Time, Concord, the salutation of Norwich and its aldermen to a former Elizabeth - the librettist William Plomer's poetic sentiments could be pure Tudor. The sublime, the syncopated, the scherzoid, the serene - all these moods were encapsulated, with special credit due to the upper voices.

Auden's Hymn to St Cecilia - "In a garden shady this holy lady . . .", with blonde, naked Aphrodite in hot pursuit - benefited from some lovely solo singing. The soprano at "O dear white children . . ." ("O weep, child, weep, O weep away the stain") was marvellous; and the alto, Martha McLorinan, furnished some of the most characterful individual touches of the evening.

It was another alto, Matthew Venner, who might have supplied the climax of Rejoice in the Lamb, Britten's tribute to the unhinged poet Christopher Smart, who was not unlike Blake in his innocent visions. This piece was written for Canon Walter Hussey at St Matthew's, Northampton. Here the only error of presentation occurred: Venner sang from the organ gallery - a nice conceit - but his exquisitely expressive quality was seriously diminished. For all this brave mouse's personal valour, he was rendered, unfortunately, an ineffectual squeak.
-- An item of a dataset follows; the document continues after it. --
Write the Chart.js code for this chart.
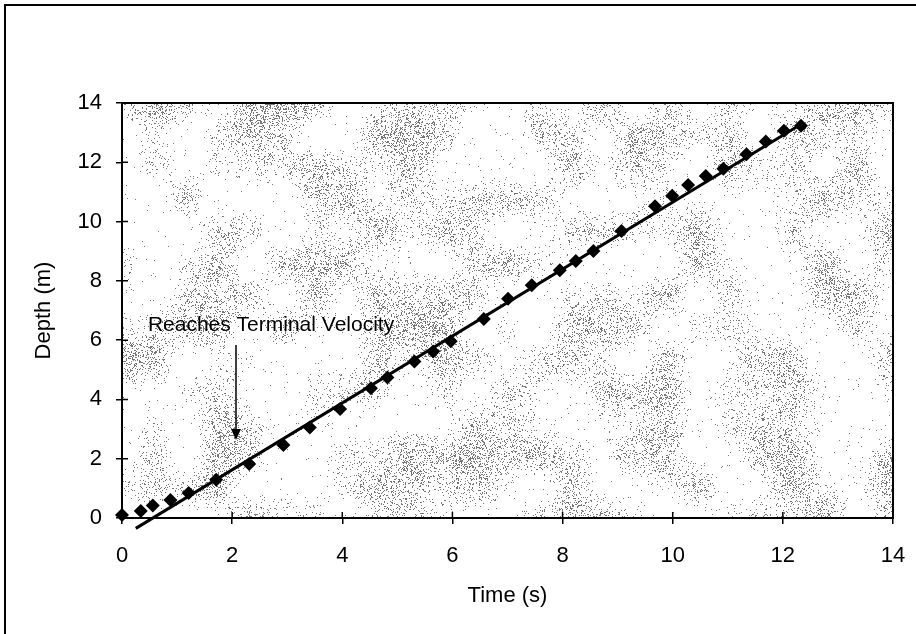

The enunciation by the soprano Amy Wood, contemplating her cat - faithful, godly, and surpassing in beauty - was utterly perfect. Laurels also went to the tenor, Ashley Turnell, who, hymning the flora ("For the flowers are peculiarly the poetry of Christ"), furnished the most wonderful singing of the whole concert. The choir, and some of Ex Cathedra's younger singers, too, sounded the best I have heard them. Lucky Birmingham. Lucky music.